EXERCISE AIM:
Carry none of the pictures over; write out the complete data exactly.

COLLECTED DATA:

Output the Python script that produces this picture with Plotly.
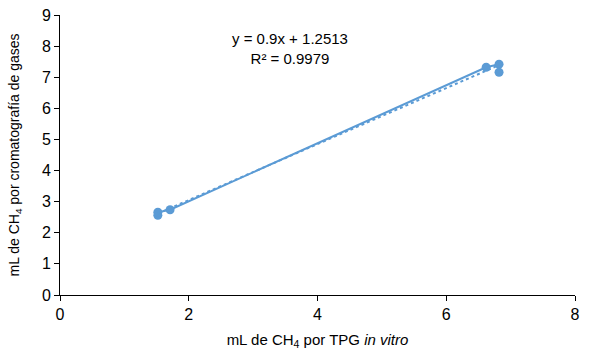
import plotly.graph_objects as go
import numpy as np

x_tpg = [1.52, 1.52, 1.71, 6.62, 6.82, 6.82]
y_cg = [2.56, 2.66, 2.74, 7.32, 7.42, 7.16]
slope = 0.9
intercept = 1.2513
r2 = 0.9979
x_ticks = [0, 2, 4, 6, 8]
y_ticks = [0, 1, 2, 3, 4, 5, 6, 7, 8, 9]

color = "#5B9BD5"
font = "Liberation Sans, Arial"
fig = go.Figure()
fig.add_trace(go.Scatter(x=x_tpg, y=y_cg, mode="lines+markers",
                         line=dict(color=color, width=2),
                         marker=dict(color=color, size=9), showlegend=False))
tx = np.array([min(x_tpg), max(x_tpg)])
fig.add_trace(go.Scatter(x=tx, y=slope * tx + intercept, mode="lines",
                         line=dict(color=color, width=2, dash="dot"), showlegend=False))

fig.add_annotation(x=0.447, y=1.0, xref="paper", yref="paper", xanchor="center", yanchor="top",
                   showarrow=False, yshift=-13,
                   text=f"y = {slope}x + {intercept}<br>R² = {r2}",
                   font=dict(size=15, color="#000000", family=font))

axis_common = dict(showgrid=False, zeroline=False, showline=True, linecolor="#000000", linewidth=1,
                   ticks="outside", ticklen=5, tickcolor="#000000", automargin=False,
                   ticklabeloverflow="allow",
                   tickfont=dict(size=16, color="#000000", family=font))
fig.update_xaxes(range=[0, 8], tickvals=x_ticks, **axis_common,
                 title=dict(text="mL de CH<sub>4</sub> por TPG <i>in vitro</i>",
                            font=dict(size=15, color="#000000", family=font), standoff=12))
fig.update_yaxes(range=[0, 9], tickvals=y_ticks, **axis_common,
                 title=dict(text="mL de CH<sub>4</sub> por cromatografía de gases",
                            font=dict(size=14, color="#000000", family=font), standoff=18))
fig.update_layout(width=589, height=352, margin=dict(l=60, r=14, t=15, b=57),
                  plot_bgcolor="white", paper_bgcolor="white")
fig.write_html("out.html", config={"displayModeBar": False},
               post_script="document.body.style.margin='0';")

SOLUTION FOR THIS EXERCISE:
Output the Python script that produces this picture with Plotly.
import plotly.graph_objects as go
import numpy as np

x_tpg = [1.52, 1.52, 1.71, 6.62, 6.82, 6.82]
y_cg = [2.56, 2.66, 2.74, 7.32, 7.42, 7.16]
slope = 0.9
intercept = 1.2513
r2 = 0.9979
x_ticks = [0, 2, 4, 6, 8]
y_ticks = [0, 1, 2, 3, 4, 5, 6, 7, 8, 9]

color = "#5B9BD5"
font = "Liberation Sans, Arial"
fig = go.Figure()
fig.add_trace(go.Scatter(x=x_tpg, y=y_cg, mode="lines+markers",
                         line=dict(color=color, width=2),
                         marker=dict(color=color, size=9), showlegend=False))
tx = np.array([min(x_tpg), max(x_tpg)])
fig.add_trace(go.Scatter(x=tx, y=slope * tx + intercept, mode="lines",
                         line=dict(color=color, width=2, dash="dot"), showlegend=False))

fig.add_annotation(x=0.447, y=1.0, xref="paper", yref="paper", xanchor="center", yanchor="top",
                   showarrow=False, yshift=-13,
                   text=f"y = {slope}x + {intercept}<br>R² = {r2}",
                   font=dict(size=15, color="#000000", family=font))

axis_common = dict(showgrid=False, zeroline=False, showline=True, linecolor="#000000", linewidth=1,
                   ticks="outside", ticklen=5, tickcolor="#000000", automargin=False,
                   ticklabeloverflow="allow",
                   tickfont=dict(size=16, color="#000000", family=font))
fig.update_xaxes(range=[0, 8], tickvals=x_ticks, **axis_common,
                 title=dict(text="mL de CH<sub>4</sub> por TPG <i>in vitro</i>",
                            font=dict(size=15, color="#000000", family=font), standoff=12))
fig.update_yaxes(range=[0, 9], tickvals=y_ticks, **axis_common,
                 title=dict(text="mL de CH<sub>4</sub> por cromatografía de gases",
                            font=dict(size=14, color="#000000", family=font), standoff=18))
fig.update_layout(width=589, height=352, margin=dict(l=60, r=14, t=15, b=57),
                  plot_bgcolor="white", paper_bgcolor="white")
fig.write_html("out.html", config={"displayModeBar": False},
               post_script="document.body.style.margin='0';")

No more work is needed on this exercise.